Defining and Configuring Topologies

Pipelined processing in Karabo supports a variety of recurring topologies defining how data is passed through the system.

Copying vs. Sharing Data

An input channel may selected if it would like to receive data in copy or shared mode. In the first case it will receive a copy of all data sent by output channel it is connected to. In shared mode, the output channel is allowed to balance data distribution according to how it is configured. There are two options on the output channel:

round robin

distributes data evenly on all connected input channels operating in shared mode. As indicated by the option name channels subsequently get data send to them. If the next channel in line is not available yet, writes to the output channel block until the data can be sent to this channel.

load-balanced

distributes data on all connected input channels but does not enforce a particular distribution order.
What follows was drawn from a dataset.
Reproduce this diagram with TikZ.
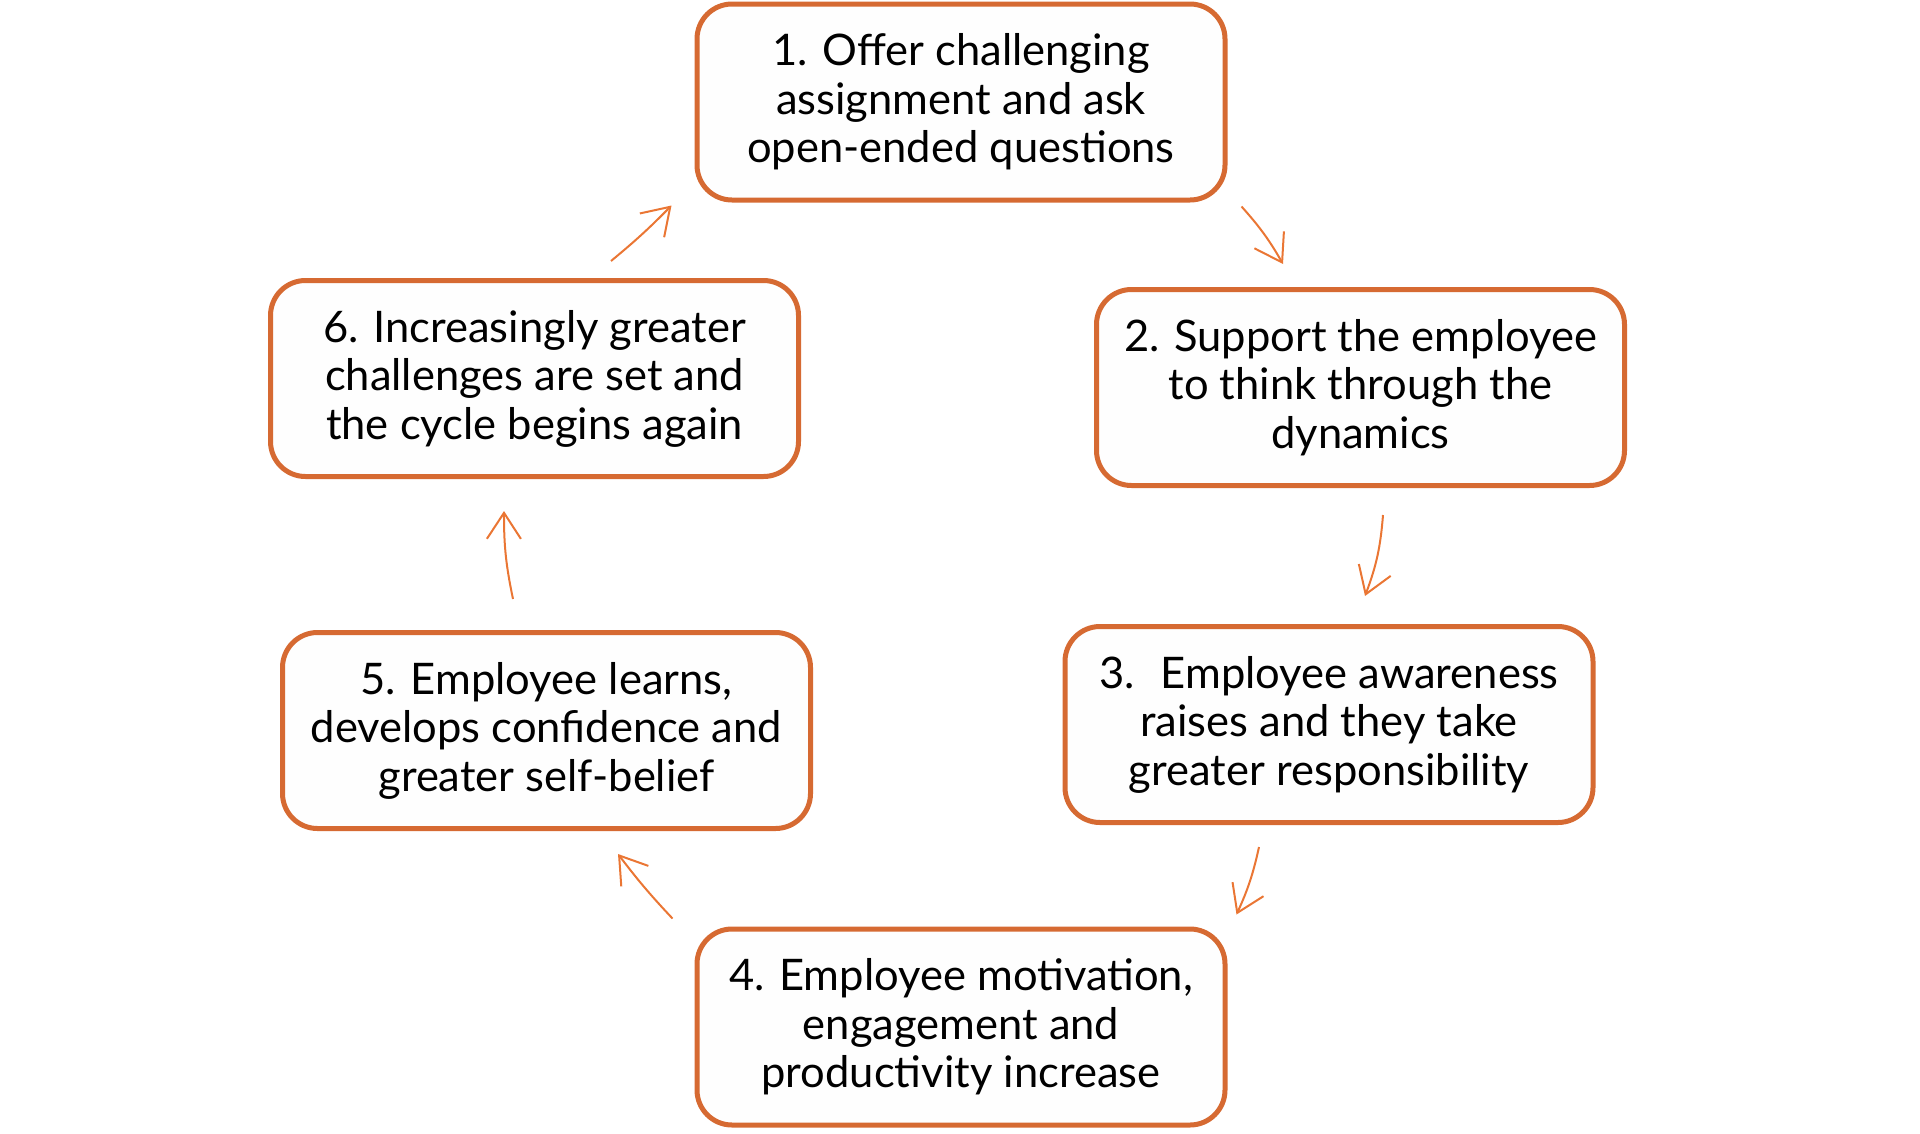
\documentclass[tikz,border=0pt]{standalone}
\usepackage{fontspec}
\setmainfont{Lato}
\usetikzlibrary{arrows.meta,calc}
\definecolor{boxline}{RGB}{214,106,50}
\definecolor{arrowline}{RGB}{234,118,52}
\definecolor{boxfill}{RGB}{254,254,254}

\begin{document}
\begin{tikzpicture}[x=1pt,y=-1pt,
		stage/.style={draw=boxline,line width=5pt,fill=boxfill,rounded corners=35pt,
			minimum width=528pt,minimum height=196pt,align=center,inner sep=0pt,
			font=\fontsize{43.5}{48.5}\selectfont},
		flow/.style={draw=arrowline,line width=2pt,-{Straight Barb[length=26pt,width=34pt]}}]
		\useasboundingbox (0,0) rectangle (1920,1133);
		% the six stages of the cycle
		\node[stage] (one) at (961,102) {1. Offer challenging\\assignment and ask\\open-ended questions};
		\node[stage] (two) at (1360.5,387.5) {2. Support the employee\\to think through the\\dynamics};
		\node[stage] (three) at (1329,724.5) {3.~ Employee awareness\\raises and they take\\greater responsibility};
		\node[stage] (four) at (961,1027) {4. Employee motivation,\\engagement and\\productivity increase};
		\node[stage] (five) at (546.5,730.5) {5. Employee learns,\\develops confidence and\\greater self-belief};
		\node[stage] (six) at (534.5,378.5) {6. Increasingly greater\\challenges are set and\\the cycle begins again};
		% arrows round the cycle
		\draw[flow] ($(one.south east)+(14,4)$) to[bend left=6] ($(two.north)+(-77.5,-23)$);
		\draw[flow] ($(two.south)+(22.5,27)$) to[bend left=8] ($(three.north)+(36,-28)$);
		\draw[flow] ($(three.south)+(-70,22)$) to[bend left=6] ($(four.north east)+(9,-12)$);
		\draw[flow] ($(four.north west)+(-22,-8)$) to[bend left=3] ($(five.south)+(71.5,23)$);
		\draw[flow] ($(five.north)+(-33.5,-31)$) to[bend left=6] ($(six.south)+(-30.5,32)$);
		\draw[flow] ($(six.north)+(76.5,-17)$) to[bend right=3] ($(one.south west)+(-23,3)$);
\end{tikzpicture}
\end{document}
Upon writing data to an output channel it is sent to the next available input channel. This scenario should be used if data recipients are expected to have different processing times on data packages.

Best-Effort and Assured Delivery Configuration

Both input and output channels may be configured on what to do if the counter part is not available, i.e. no input is ready to receive data from a given output. Options are to

throw

an exception.

queue

the data and deliver it once an input becomes available. The write call to the output channel will not block.

wait

for an input to become available, effectively blocking the write call to the output channel.

drop

the data being sent out, i.e. do not send it but proceed with-out blocking the write call to the output.

Note

Queuing data may involve significant memory usage and thus should be used with care if large amounts of data are passed.

By default the channels are configured to wait behavior, which assures delivery but has the side effect of possibly stalling a complete processing pipeline by back-propagation. If a pipeline device with an input and output channels is used as a pipeline end-point, it is important to configure the last, unconnected output to drop to avoid this scenario from happening.